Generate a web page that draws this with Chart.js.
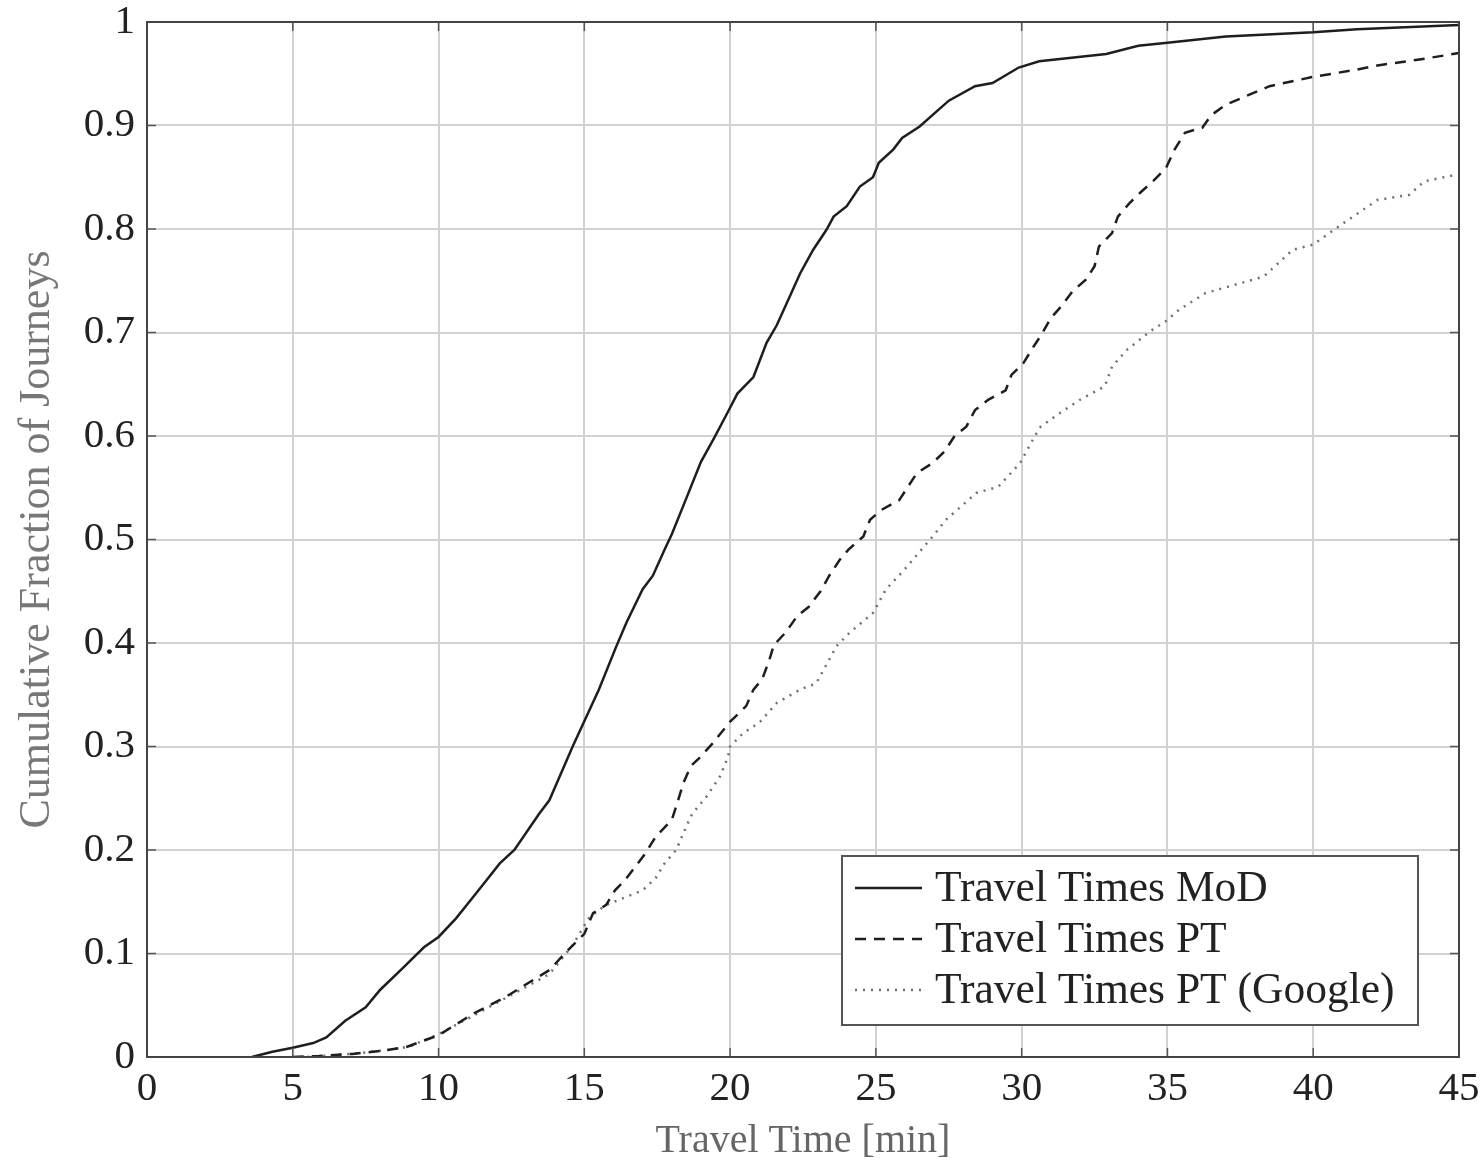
<!DOCTYPE html>
<html>
<head>
<meta charset="utf-8">
<title>Travel time CDF</title>
<script src="https://cdn.jsdelivr.net/npm/chart.js@4.4.1/dist/chart.umd.min.js"></script>
<style>
    html, body { margin: 0; padding: 0; background: #fff; }
    #chart { display: block; }
</style>
</head>
<body>
<canvas id="chart" width="1484" height="1165"></canvas>
<script>
// values (minutes / cumulative fraction)
const modTimes = [3.6, 4.3, 5, 5.7, 6.15, 6.8, 7.5, 8, 8.7, 9.5, 10, 10.6, 11.2, 11.65, 12.1, 12.6, 13.45, 13.8, 14.6, 15.5, 16.1, 16.45, 17, 17.35, 17.75, 18, 18.5, 19, 19.45, 19.9, 20.25, 20.8, 21.25, 21.6, 22.05, 22.4, 22.85, 23.3, 23.55, 24, 24.45, 24.9, 25.1, 25.6, 25.9, 26.5, 27.5, 28.4, 29, 29.9, 30.6, 32.9, 34, 35, 37, 40, 41.5, 45];
const modFrac = [0, 0.005, 0.009, 0.0135, 0.019, 0.035, 0.048, 0.065, 0.084, 0.106, 0.116, 0.134, 0.155, 0.171, 0.187, 0.2, 0.235, 0.248, 0.3, 0.355, 0.397, 0.42, 0.452, 0.465, 0.49, 0.505, 0.54, 0.575, 0.598, 0.622, 0.641, 0.657, 0.69, 0.707, 0.735, 0.757, 0.78, 0.799, 0.812, 0.822, 0.841, 0.85, 0.864, 0.877, 0.888, 0.899, 0.924, 0.938, 0.941, 0.956, 0.962, 0.969, 0.977, 0.98, 0.986, 0.99, 0.993, 0.997];

const ptTimes = [5, 5.9, 7.05, 8.2, 8.9, 10, 11.2, 12.3, 13.8, 14.5, 15, 15.3, 15.75, 16.05, 16.4, 17.1, 17.45, 18, 18.15, 18.4, 18.65, 18.95, 19.4, 20, 20.55, 20.8, 21.1, 21.35, 21.5, 21.9, 22.3, 22.7, 23.1, 23.4, 23.75, 24.05, 24.57, 24.8, 25.15, 25.8, 26.1, 26.4, 26.95, 27.35, 27.7, 28.1, 28.4, 28.85, 29.45, 29.65, 30.05, 30.4, 30.7, 31, 31.35, 31.75, 32.2, 32.5, 32.65, 33.1, 33.3, 33.7, 34.1, 34.5, 34.95, 35.25, 35.6, 36.2, 36.5, 37, 38.5, 40, 41.5, 42.2, 43.7, 45];
const ptFrac = [0, 0.001, 0.003, 0.0065, 0.0097, 0.021, 0.042, 0.058, 0.084, 0.105, 0.119, 0.139, 0.147, 0.161, 0.171, 0.197, 0.213, 0.229, 0.242, 0.265, 0.281, 0.289, 0.303, 0.324, 0.339, 0.355, 0.365, 0.384, 0.398, 0.41, 0.426, 0.435, 0.45, 0.465, 0.48, 0.49, 0.503, 0.519, 0.528, 0.538, 0.551, 0.564, 0.574, 0.585, 0.6, 0.609, 0.625, 0.635, 0.644, 0.659, 0.67, 0.686, 0.699, 0.714, 0.725, 0.74, 0.751, 0.764, 0.783, 0.796, 0.812, 0.825, 0.836, 0.846, 0.859, 0.877, 0.893, 0.898, 0.91, 0.92, 0.938, 0.947, 0.954, 0.958, 0.964, 0.97];

const googleTimes = [5.5, 7, 8.2, 9, 10, 11.2, 12.3, 13.8, 14.6, 15.17, 15.75, 17, 17.45, 17.75, 18.15, 18.5, 18.7, 19.2, 19.65, 19.93, 20, 20.45, 21, 21.6, 22.4, 22.95, 23.4, 23.65, 24.1, 24.9, 25.35, 25.95, 26.95, 27.4, 28.45, 29.2, 29.95, 30.45, 30.65, 31.3, 32, 32.85, 33.1, 33.6, 34.4, 34.95, 35.4, 36.3, 38.3, 39.3, 40, 40.9, 42.2, 43.3, 43.8, 45];
const googleFrac = [0, 0.003, 0.0065, 0.01, 0.022, 0.04, 0.057, 0.08, 0.108, 0.135, 0.147, 0.161, 0.173, 0.187, 0.2, 0.223, 0.235, 0.252, 0.271, 0.29, 0.3, 0.313, 0.323, 0.342, 0.355, 0.361, 0.384, 0.397, 0.41, 0.429, 0.452, 0.47, 0.503, 0.519, 0.545, 0.551, 0.574, 0.6, 0.609, 0.622, 0.635, 0.648, 0.667, 0.683, 0.701, 0.711, 0.722, 0.738, 0.754, 0.78, 0.785, 0.803, 0.828, 0.833, 0.846, 0.853];

const seriesNames = ["Travel Times MoD", "Travel Times PT", "Travel Times PT (Google)"];
const xTicks = [0, 5, 10, 15, 20, 25, 30, 35, 40, 45];
const yTicks = [0, 0.1, 0.2, 0.3, 0.4, 0.5, 0.6, 0.7, 0.8, 0.9, 1];

const serif = "'Liberation Serif', 'DejaVu Serif', serif";

function toPoints(xs, ys) {
    return xs.map((x, i) => ({ x: x, y: ys[i] }));
}

// frame around the plot area with small inward ticks (pgfplots look)
const framePlugin = {
    id: "frame",
    afterDatasetsDraw(chart) {
        const { ctx, chartArea: a, scales } = chart;
        ctx.save();
        ctx.strokeStyle = "#555";
        ctx.lineWidth = 1.5;
        ctx.beginPath();
        xTicks.forEach(v => {
            let px = scales.x.getPixelForValue(v);
            ctx.moveTo(px, a.bottom); ctx.lineTo(px, a.bottom - 9);
            ctx.moveTo(px, a.top); ctx.lineTo(px, a.top + 9);
        });
        yTicks.forEach(v => {
            let py = scales.y.getPixelForValue(v);
            ctx.moveTo(a.left, py); ctx.lineTo(a.left + 9, py);
            ctx.moveTo(a.right, py); ctx.lineTo(a.right - 9, py);
        });
        ctx.stroke();
        ctx.strokeStyle = "#444";
        ctx.lineWidth = 2;
        ctx.strokeRect(a.left, a.top, a.right - a.left, a.bottom - a.top);
        ctx.restore();
    }
};

// legend box in the lower right corner of the plot
const legendPlugin = {
    id: "boxLegend",
    afterDraw(chart) {
        const { ctx, chartArea: a } = chart;
        const right = a.right - 41, bottom = a.bottom - 32;
        const w = 576, h = 169;
        const left = right - w, top = bottom - h;
        ctx.save();
        ctx.fillStyle = "#fff";
        ctx.fillRect(left, top, w, h);
        ctx.strokeStyle = "#555";
        ctx.lineWidth = 2;
        ctx.strokeRect(left, top, w, h);
        ctx.font = "43.5px " + serif;
        ctx.textBaseline = "middle";
        chart.data.datasets.forEach((ds, i) => {
            let y = top + 32 + i * 51;
            ctx.strokeStyle = ds.borderColor;
            ctx.lineWidth = ds.borderWidth;
            ctx.setLineDash(ds.borderDash || []);
            ctx.beginPath();
            ctx.moveTo(left + 13, y);
            ctx.lineTo(left + 80, y);
            ctx.stroke();
            ctx.setLineDash([]);
            ctx.fillStyle = "#222";
            ctx.fillText(ds.label, left + 93, y + 2);
        });
        ctx.restore();
    }
};

new Chart(document.getElementById("chart").getContext("2d"), {
    type: "line",
    data: {
        datasets: [
            {
                label: seriesNames[0],
                data: toPoints(modTimes, modFrac),
                borderColor: "#1e1e1e",
                borderWidth: 2.5,
                pointRadius: 0,
                tension: 0
            },
            {
                label: seriesNames[1],
                data: toPoints(ptTimes, ptFrac),
                borderColor: "#1e1e1e",
                borderWidth: 2.5,
                borderDash: [11, 8],
                pointRadius: 0,
                tension: 0
            },
            {
                label: seriesNames[2],
                data: toPoints(googleTimes, googleFrac),
                borderColor: "#707070",
                borderWidth: 2.5,
                borderDash: [2, 6],
                pointRadius: 0,
                tension: 0
            }
        ]
    },
    options: {
        responsive: false,
        animation: false,
        devicePixelRatio: 1,
        layout: { padding: { top: 22, right: 25, left: 0, bottom: 0 } },
        plugins: {
            legend: { display: false },
            tooltip: { enabled: false }
        },
        scales: {
            x: {
                type: "linear",
                min: 0,
                max: 45,
                afterBuildTicks: s => { s.ticks = xTicks.map(v => ({ value: v })); },
                afterFit: s => { s.height = 108; s.paddingRight = 0; s.paddingLeft = 0; },
                grid: { color: "#d2d2d2", lineWidth: 2, drawTicks: false },
                border: { display: false },
                ticks: {
                    padding: 8,
                    color: "#222",
                    font: { family: serif, size: 41 },
                    maxRotation: 0
                },
                title: {
                    display: true,
                    text: "Travel Time [min]",
                    color: "#666",
                    font: { family: serif, size: 40 },
                    padding: { top: 0, bottom: 0 }
                }
            },
            y: {
                type: "linear",
                min: 0,
                max: 1,
                afterBuildTicks: s => { s.ticks = yTicks.map(v => ({ value: v })); },
                afterFit: s => { s.width = 147; s.paddingTop = 0; s.paddingBottom = 0; },
                grid: { color: "#d2d2d2", lineWidth: 2, drawTicks: false },
                border: { display: false },
                ticks: {
                    padding: 12,
                    color: "#222",
                    font: { family: serif, size: 41 },
                    callback: v => String(Math.round(v * 10) / 10)
                },
                title: {
                    display: true,
                    text: "Cumulative Fraction of Journeys",
                    color: "#777",
                    font: { family: serif, size: 44 },
                    padding: { top: 11, bottom: 0 }
                }
            }
        }
    },
    plugins: [framePlugin, legendPlugin]
});
</script>
</body>
</html>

+ + + + +

■ **INSTRUCTIONS FOR THE TASK**: Make an exact copy of the lines from the top of the material through the line with "0.99, 0.993, 0.997];", pictures excluded.

■ **WRITTEN ANSWER**:
Generate a web page that draws this with Chart.js.
<!DOCTYPE html>
<html>
<head>
<meta charset="utf-8">
<title>Travel time CDF</title>
<script src="https://cdn.jsdelivr.net/npm/chart.js@4.4.1/dist/chart.umd.min.js"></script>
<style>
    html, body { margin: 0; padding: 0; background: #fff; }
    #chart { display: block; }
</style>
</head>
<body>
<canvas id="chart" width="1484" height="1165"></canvas>
<script>
// values (minutes / cumulative fraction)
const modTimes = [3.6, 4.3, 5, 5.7, 6.15, 6.8, 7.5, 8, 8.7, 9.5, 10, 10.6, 11.2, 11.65, 12.1, 12.6, 13.45, 13.8, 14.6, 15.5, 16.1, 16.45, 17, 17.35, 17.75, 18, 18.5, 19, 19.45, 19.9, 20.25, 20.8, 21.25, 21.6, 22.05, 22.4, 22.85, 23.3, 23.55, 24, 24.45, 24.9, 25.1, 25.6, 25.9, 26.5, 27.5, 28.4, 29, 29.9, 30.6, 32.9, 34, 35, 37, 40, 41.5, 45];
const modFrac = [0, 0.005, 0.009, 0.0135, 0.019, 0.035, 0.048, 0.065, 0.084, 0.106, 0.116, 0.134, 0.155, 0.171, 0.187, 0.2, 0.235, 0.248, 0.3, 0.355, 0.397, 0.42, 0.452, 0.465, 0.49, 0.505, 0.54, 0.575, 0.598, 0.622, 0.641, 0.657, 0.69, 0.707, 0.735, 0.757, 0.78, 0.799, 0.812, 0.822, 0.841, 0.85, 0.864, 0.877, 0.888, 0.899, 0.924, 0.938, 0.941, 0.956, 0.962, 0.969, 0.977, 0.98, 0.986, 0.99, 0.993, 0.997];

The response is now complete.